» MATERIAL PROVIDED

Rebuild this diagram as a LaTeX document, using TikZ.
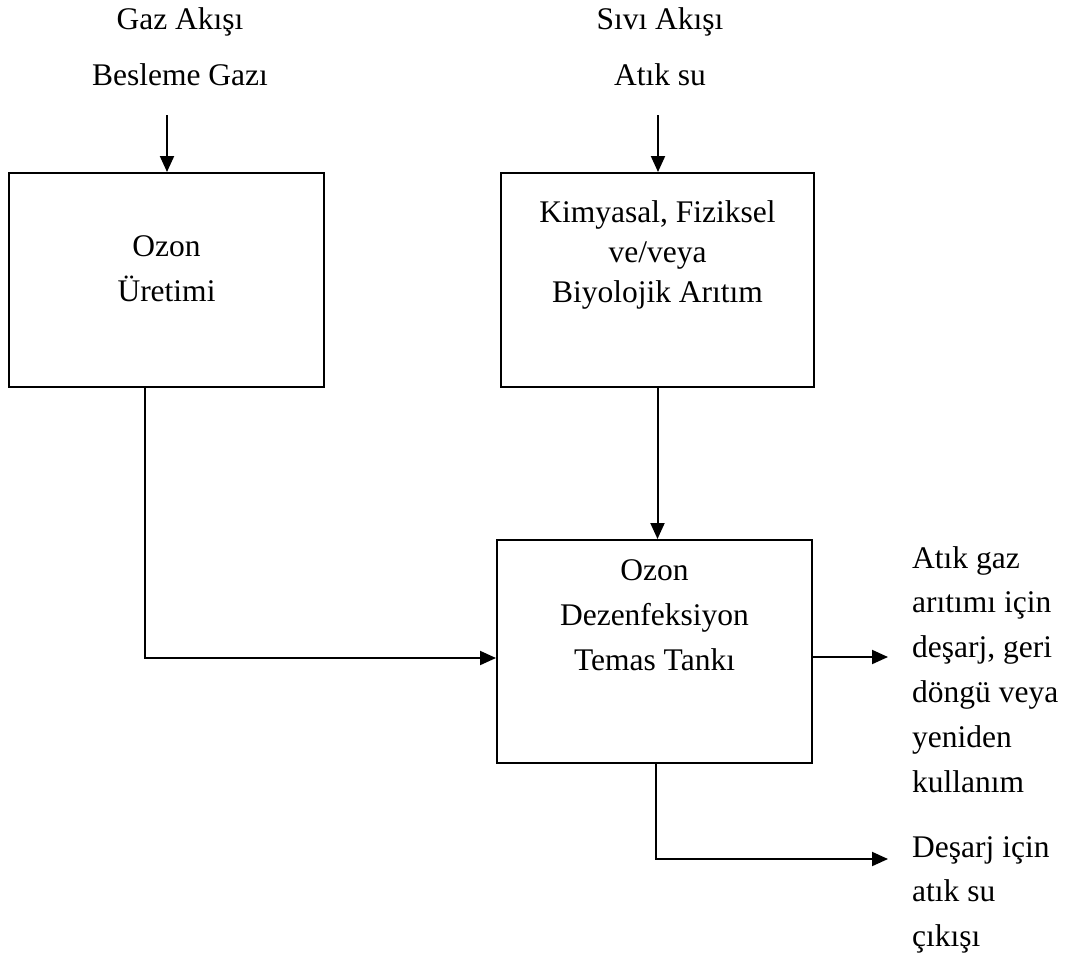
\documentclass[tikz,border=0pt]{standalone}
\usepackage{fontspec}
\setmainfont{Liberation Serif}
\usepackage{tikz}
\usetikzlibrary{arrows.meta,positioning,calc}

\begin{document}
\begin{tikzpicture}[x=1pt, y=-1pt,
        box/.style={draw, line width=2pt, inner sep=0pt},
        txt/.style={inner sep=0pt, align=center, font=\fontsize{31.5}{45}\selectfont},
        sidetxt/.style={inner sep=0pt, align=left, anchor=north west, font=\fontsize{31.5}{44.8}\selectfont},
        flow/.style={line width=2pt, -{Triangle[length=16pt, width=14pt]}}]
        \useasboundingbox (0,0) rectangle (1073,956);
        \node[box, minimum width=315pt, minimum height=214pt] (ozon) at (166.5,280) {};
        \node[box, minimum width=313pt, minimum height=214pt] (kimya) at (657.5,280) {};
        \node[box, minimum width=315pt, minimum height=223pt] (temas) at (654.5,651.5) {};
        \node[txt, anchor=north] (ozontxt) at ([yshift=-63pt]ozon.north) {Ozon\\Üretimi};
        \node[txt, anchor=north, font=\fontsize{31.5}{40}\selectfont] (kimyatxt) at ([yshift=-28pt]kimya.north) {Kimyasal, Fiziksel\\ve/veya\\Biyolojik Arıtım};
        \node[txt, anchor=north] (temastxt) at ([yshift=-20pt]temas.north) {Ozon\\Dezenfeksiyon\\Temas Tankı};
        \node[txt, anchor=north, font=\fontsize{31.5}{56}\selectfont] (gaz) at (180,7) {Gaz Akışı\\Besleme Gazı};
        \node[txt, anchor=north, font=\fontsize{31.5}{56}\selectfont] (sivi) at (660,7) {Sıvı Akışı\\Atık su};
        \node[sidetxt] (gazcikis) at (912,546) {Atık gaz\\arıtımı için\\deşarj, geri\\döngü veya\\yeniden\\kullanım};
        \node[sidetxt, font=\fontsize{31.5}{44.5}\selectfont] (sucikis) at (912,836) {Deşarj için\\atık su\\çıkışı};
        \coordinate (gazin) at (167,115);
        \coordinate (suin) at (658,115);
        \coordinate (gazout) at (888,657);
        \coordinate (suout) at (888,859);
        \draw[flow] (gazin) -- (gazin |- ozon.north);
        \draw[flow] (suin) -- (suin |- kimya.north);
        \draw[flow] (kimya.south) -- (kimya.south |- temas.north);
        \draw[flow] ([xshift=-21.5pt]ozon.south) |- ([yshift=-6.5pt]temas.west);
        \draw[flow] ([yshift=-5.5pt]temas.east) -- (gazout);
        \draw[flow] ([xshift=1.5pt]temas.south) |- (suout);
\end{tikzpicture}
\end{document}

» REQUIREMENT
Except for the pictures, reproduce every line exactly.

» EXERCISE ANSWER
Rebuild this diagram as a LaTeX document, using TikZ.
\documentclass[tikz,border=0pt]{standalone}
\usepackage{fontspec}
\setmainfont{Liberation Serif}
\usepackage{tikz}
\usetikzlibrary{arrows.meta,positioning,calc}

\begin{document}
\begin{tikzpicture}[x=1pt, y=-1pt,
        box/.style={draw, line width=2pt, inner sep=0pt},
        txt/.style={inner sep=0pt, align=center, font=\fontsize{31.5}{45}\selectfont},
        sidetxt/.style={inner sep=0pt, align=left, anchor=north west, font=\fontsize{31.5}{44.8}\selectfont},
        flow/.style={line width=2pt, -{Triangle[length=16pt, width=14pt]}}]
        \useasboundingbox (0,0) rectangle (1073,956);
        \node[box, minimum width=315pt, minimum height=214pt] (ozon) at (166.5,280) {};
        \node[box, minimum width=313pt, minimum height=214pt] (kimya) at (657.5,280) {};
        \node[box, minimum width=315pt, minimum height=223pt] (temas) at (654.5,651.5) {};
        \node[txt, anchor=north] (ozontxt) at ([yshift=-63pt]ozon.north) {Ozon\\Üretimi};
        \node[txt, anchor=north, font=\fontsize{31.5}{40}\selectfont] (kimyatxt) at ([yshift=-28pt]kimya.north) {Kimyasal, Fiziksel\\ve/veya\\Biyolojik Arıtım};
        \node[txt, anchor=north] (temastxt) at ([yshift=-20pt]temas.north) {Ozon\\Dezenfeksiyon\\Temas Tankı};
        \node[txt, anchor=north, font=\fontsize{31.5}{56}\selectfont] (gaz) at (180,7) {Gaz Akışı\\Besleme Gazı};
        \node[txt, anchor=north, font=\fontsize{31.5}{56}\selectfont] (sivi) at (660,7) {Sıvı Akışı\\Atık su};
        \node[sidetxt] (gazcikis) at (912,546) {Atık gaz\\arıtımı için\\deşarj, geri\\döngü veya\\yeniden\\kullanım};
        \node[sidetxt, font=\fontsize{31.5}{44.5}\selectfont] (sucikis) at (912,836) {Deşarj için\\atık su\\çıkışı};
        \coordinate (gazin) at (167,115);
        \coordinate (suin) at (658,115);
        \coordinate (gazout) at (888,657);
        \coordinate (suout) at (888,859);
        \draw[flow] (gazin) -- (gazin |- ozon.north);
        \draw[flow] (suin) -- (suin |- kimya.north);
        \draw[flow] (kimya.south) -- (kimya.south |- temas.north);
        \draw[flow] ([xshift=-21.5pt]ozon.south) |- ([yshift=-6.5pt]temas.west);
        \draw[flow] ([yshift=-5.5pt]temas.east) -- (gazout);
        \draw[flow] ([xshift=1.5pt]temas.south) |- (suout);
\end{tikzpicture}
\end{document}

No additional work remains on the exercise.